Exercise goal: Exactly the lines from the start of the data below through the line that contains "const ec2SlopeStress = [0.664, 0.512, 0.512];" are to be copied, with pictures left out.

_ _ _

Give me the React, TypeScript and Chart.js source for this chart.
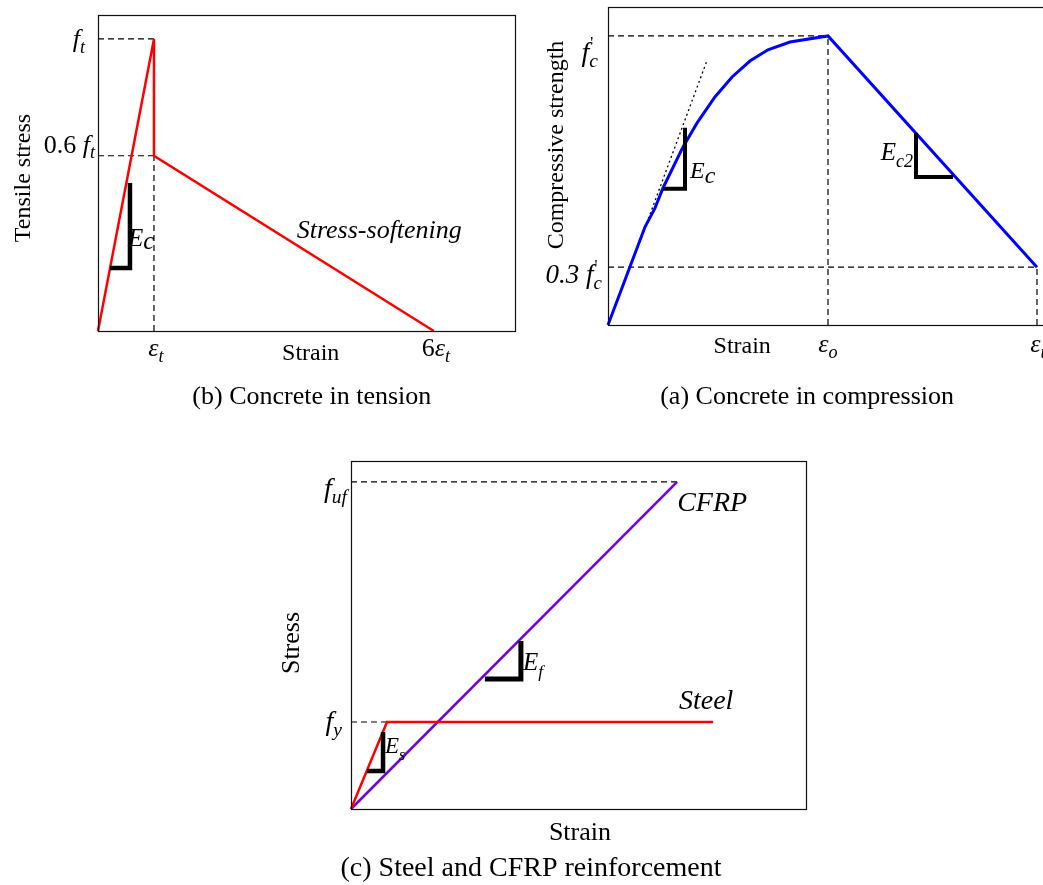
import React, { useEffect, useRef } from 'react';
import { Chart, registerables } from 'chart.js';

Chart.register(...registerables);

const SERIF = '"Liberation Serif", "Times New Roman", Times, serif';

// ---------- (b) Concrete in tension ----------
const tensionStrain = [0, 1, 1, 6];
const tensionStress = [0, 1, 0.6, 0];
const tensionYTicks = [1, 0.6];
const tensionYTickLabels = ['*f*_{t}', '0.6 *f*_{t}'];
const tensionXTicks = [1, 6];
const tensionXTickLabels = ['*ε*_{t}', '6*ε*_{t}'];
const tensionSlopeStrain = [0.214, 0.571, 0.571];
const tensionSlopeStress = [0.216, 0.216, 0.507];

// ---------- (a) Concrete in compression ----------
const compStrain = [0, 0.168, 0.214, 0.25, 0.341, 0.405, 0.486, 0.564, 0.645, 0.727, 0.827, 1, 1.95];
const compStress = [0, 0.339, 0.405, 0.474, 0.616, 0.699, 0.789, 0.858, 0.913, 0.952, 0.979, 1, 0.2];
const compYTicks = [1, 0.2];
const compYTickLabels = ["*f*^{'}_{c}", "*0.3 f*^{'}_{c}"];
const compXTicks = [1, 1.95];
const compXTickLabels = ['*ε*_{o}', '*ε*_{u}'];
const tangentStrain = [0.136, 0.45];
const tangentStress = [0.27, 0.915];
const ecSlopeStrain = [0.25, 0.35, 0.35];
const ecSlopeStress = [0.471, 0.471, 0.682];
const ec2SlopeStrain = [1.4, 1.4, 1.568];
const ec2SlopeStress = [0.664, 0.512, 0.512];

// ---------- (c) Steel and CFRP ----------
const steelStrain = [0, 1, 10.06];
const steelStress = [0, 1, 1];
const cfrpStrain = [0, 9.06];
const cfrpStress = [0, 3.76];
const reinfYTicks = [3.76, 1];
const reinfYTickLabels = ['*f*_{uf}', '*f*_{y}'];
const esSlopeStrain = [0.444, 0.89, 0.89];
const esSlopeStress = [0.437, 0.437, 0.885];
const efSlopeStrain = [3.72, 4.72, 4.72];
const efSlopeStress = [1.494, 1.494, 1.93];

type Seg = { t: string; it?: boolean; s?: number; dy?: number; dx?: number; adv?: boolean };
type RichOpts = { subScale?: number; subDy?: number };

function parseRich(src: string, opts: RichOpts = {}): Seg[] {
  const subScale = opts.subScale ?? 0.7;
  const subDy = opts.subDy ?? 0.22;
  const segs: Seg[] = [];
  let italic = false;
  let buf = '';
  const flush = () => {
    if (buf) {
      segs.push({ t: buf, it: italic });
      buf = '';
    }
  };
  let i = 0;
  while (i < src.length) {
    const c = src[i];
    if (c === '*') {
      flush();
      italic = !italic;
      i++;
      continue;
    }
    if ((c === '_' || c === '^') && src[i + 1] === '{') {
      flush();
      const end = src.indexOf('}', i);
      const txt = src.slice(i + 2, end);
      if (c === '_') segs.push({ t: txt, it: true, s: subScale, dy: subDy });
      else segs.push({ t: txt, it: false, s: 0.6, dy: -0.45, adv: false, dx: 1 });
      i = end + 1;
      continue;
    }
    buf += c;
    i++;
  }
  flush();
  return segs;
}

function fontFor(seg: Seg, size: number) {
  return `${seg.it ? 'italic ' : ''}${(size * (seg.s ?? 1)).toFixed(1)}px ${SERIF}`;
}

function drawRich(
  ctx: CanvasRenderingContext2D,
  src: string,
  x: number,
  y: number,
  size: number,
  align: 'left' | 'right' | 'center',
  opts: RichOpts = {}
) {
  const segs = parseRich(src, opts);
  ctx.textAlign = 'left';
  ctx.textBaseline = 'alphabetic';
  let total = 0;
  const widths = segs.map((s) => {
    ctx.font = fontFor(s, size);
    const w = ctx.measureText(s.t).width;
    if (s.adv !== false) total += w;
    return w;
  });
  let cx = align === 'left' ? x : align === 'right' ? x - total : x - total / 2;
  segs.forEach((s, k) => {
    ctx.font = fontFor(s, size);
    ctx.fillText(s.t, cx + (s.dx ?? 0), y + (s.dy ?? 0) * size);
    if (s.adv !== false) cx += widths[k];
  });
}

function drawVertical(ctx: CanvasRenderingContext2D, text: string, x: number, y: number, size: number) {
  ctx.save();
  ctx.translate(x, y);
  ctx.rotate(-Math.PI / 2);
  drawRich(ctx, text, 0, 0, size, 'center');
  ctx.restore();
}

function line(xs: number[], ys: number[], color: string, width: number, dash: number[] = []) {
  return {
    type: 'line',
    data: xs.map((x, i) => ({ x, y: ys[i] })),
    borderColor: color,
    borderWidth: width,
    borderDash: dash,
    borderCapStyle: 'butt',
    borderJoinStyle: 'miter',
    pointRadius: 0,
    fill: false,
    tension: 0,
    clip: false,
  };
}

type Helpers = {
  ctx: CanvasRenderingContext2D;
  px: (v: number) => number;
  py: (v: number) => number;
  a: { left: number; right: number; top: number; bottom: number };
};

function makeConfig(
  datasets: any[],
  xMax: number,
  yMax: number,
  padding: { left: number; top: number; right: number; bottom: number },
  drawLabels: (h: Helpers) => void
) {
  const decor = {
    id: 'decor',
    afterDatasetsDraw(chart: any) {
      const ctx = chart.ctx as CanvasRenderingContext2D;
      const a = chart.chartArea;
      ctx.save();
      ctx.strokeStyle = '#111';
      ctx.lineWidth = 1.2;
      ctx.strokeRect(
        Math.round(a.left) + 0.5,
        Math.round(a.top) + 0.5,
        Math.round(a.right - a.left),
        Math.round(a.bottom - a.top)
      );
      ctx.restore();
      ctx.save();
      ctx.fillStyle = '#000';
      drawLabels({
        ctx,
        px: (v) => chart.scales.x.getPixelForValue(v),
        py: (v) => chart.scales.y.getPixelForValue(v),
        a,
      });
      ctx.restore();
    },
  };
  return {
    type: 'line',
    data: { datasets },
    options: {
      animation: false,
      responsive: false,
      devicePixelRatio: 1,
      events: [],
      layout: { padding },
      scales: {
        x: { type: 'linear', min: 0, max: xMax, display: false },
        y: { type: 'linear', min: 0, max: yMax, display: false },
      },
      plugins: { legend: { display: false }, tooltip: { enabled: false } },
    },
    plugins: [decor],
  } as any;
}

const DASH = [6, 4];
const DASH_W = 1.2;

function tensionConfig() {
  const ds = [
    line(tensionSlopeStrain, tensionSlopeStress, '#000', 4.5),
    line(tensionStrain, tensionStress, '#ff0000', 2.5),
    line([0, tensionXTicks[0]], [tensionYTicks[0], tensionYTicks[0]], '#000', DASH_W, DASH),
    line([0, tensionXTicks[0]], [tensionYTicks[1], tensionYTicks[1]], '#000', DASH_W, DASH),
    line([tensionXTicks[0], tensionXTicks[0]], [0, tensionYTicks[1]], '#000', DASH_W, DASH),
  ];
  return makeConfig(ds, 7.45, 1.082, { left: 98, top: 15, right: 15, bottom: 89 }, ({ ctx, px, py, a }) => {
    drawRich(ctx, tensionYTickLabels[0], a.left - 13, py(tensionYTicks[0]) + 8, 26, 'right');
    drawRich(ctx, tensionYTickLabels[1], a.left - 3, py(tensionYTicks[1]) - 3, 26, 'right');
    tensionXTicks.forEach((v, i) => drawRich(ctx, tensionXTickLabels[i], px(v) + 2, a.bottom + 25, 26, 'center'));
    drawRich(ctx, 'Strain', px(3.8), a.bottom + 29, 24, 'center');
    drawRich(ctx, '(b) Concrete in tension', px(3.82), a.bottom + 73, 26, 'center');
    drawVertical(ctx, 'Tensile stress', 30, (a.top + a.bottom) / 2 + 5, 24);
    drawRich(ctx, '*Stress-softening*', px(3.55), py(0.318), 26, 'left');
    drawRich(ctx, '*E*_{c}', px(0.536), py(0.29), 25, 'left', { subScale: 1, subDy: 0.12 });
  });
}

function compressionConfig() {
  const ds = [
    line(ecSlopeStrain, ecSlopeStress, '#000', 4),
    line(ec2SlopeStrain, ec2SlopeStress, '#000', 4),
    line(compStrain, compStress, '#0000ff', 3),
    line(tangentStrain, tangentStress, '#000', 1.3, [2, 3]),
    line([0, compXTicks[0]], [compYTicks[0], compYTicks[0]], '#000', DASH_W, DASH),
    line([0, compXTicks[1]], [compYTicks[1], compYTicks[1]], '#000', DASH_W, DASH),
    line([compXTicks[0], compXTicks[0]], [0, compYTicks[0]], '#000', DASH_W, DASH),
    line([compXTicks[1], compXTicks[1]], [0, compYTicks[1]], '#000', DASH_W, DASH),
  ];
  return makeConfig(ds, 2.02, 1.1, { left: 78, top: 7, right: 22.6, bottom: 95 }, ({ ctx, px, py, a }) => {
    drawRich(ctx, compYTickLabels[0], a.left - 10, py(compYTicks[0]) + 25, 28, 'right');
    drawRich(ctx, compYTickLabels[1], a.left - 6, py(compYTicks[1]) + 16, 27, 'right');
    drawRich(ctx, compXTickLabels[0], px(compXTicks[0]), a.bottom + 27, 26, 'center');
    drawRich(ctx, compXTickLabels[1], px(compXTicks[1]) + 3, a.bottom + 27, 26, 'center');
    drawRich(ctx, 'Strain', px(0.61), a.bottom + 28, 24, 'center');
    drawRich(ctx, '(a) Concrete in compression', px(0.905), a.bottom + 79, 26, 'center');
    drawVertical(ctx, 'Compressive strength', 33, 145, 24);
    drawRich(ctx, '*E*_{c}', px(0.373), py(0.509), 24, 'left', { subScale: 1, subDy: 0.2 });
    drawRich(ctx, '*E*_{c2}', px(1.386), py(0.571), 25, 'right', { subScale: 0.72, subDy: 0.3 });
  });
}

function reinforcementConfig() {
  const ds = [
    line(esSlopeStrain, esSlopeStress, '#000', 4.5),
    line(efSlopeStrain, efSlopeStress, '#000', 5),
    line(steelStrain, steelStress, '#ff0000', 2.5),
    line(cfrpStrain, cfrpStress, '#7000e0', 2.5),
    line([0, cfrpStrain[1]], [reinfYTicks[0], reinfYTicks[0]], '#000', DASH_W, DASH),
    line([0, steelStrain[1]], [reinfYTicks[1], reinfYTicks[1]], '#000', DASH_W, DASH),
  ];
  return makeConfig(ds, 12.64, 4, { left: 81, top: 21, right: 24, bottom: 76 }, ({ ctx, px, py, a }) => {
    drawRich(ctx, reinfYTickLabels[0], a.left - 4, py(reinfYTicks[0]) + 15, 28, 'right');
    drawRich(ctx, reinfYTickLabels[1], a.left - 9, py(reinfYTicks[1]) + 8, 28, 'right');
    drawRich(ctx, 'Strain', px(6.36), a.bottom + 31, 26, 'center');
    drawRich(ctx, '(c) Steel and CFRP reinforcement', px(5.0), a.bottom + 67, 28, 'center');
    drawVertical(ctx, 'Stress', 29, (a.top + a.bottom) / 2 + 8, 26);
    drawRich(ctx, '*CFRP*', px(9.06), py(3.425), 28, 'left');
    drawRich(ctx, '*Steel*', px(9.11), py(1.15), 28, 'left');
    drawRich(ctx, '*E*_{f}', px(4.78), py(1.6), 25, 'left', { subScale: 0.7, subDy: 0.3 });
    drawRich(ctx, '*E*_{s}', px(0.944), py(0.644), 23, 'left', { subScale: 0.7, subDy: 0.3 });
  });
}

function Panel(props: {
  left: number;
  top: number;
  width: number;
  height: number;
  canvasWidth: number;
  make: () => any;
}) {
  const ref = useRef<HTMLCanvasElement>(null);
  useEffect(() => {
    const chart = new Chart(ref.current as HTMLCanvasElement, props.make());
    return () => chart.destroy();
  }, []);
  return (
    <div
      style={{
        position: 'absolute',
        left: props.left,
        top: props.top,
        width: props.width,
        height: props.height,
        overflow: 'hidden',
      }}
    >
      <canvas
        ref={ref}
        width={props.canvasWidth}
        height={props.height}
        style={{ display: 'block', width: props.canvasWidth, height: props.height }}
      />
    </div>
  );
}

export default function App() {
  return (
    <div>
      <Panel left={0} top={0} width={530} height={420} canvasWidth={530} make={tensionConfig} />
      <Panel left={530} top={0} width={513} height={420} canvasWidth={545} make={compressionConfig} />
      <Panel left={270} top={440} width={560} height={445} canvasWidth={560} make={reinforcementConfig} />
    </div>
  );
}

_ _ _

Completed exercise:
Give me the React, TypeScript and Chart.js source for this chart.
import React, { useEffect, useRef } from 'react';
import { Chart, registerables } from 'chart.js';

Chart.register(...registerables);

const SERIF = '"Liberation Serif", "Times New Roman", Times, serif';

// ---------- (b) Concrete in tension ----------
const tensionStrain = [0, 1, 1, 6];
const tensionStress = [0, 1, 0.6, 0];
const tensionYTicks = [1, 0.6];
const tensionYTickLabels = ['*f*_{t}', '0.6 *f*_{t}'];
const tensionXTicks = [1, 6];
const tensionXTickLabels = ['*ε*_{t}', '6*ε*_{t}'];
const tensionSlopeStrain = [0.214, 0.571, 0.571];
const tensionSlopeStress = [0.216, 0.216, 0.507];

// ---------- (a) Concrete in compression ----------
const compStrain = [0, 0.168, 0.214, 0.25, 0.341, 0.405, 0.486, 0.564, 0.645, 0.727, 0.827, 1, 1.95];
const compStress = [0, 0.339, 0.405, 0.474, 0.616, 0.699, 0.789, 0.858, 0.913, 0.952, 0.979, 1, 0.2];
const compYTicks = [1, 0.2];
const compYTickLabels = ["*f*^{'}_{c}", "*0.3 f*^{'}_{c}"];
const compXTicks = [1, 1.95];
const compXTickLabels = ['*ε*_{o}', '*ε*_{u}'];
const tangentStrain = [0.136, 0.45];
const tangentStress = [0.27, 0.915];
const ecSlopeStrain = [0.25, 0.35, 0.35];
const ecSlopeStress = [0.471, 0.471, 0.682];
const ec2SlopeStrain = [1.4, 1.4, 1.568];
const ec2SlopeStress = [0.664, 0.512, 0.512];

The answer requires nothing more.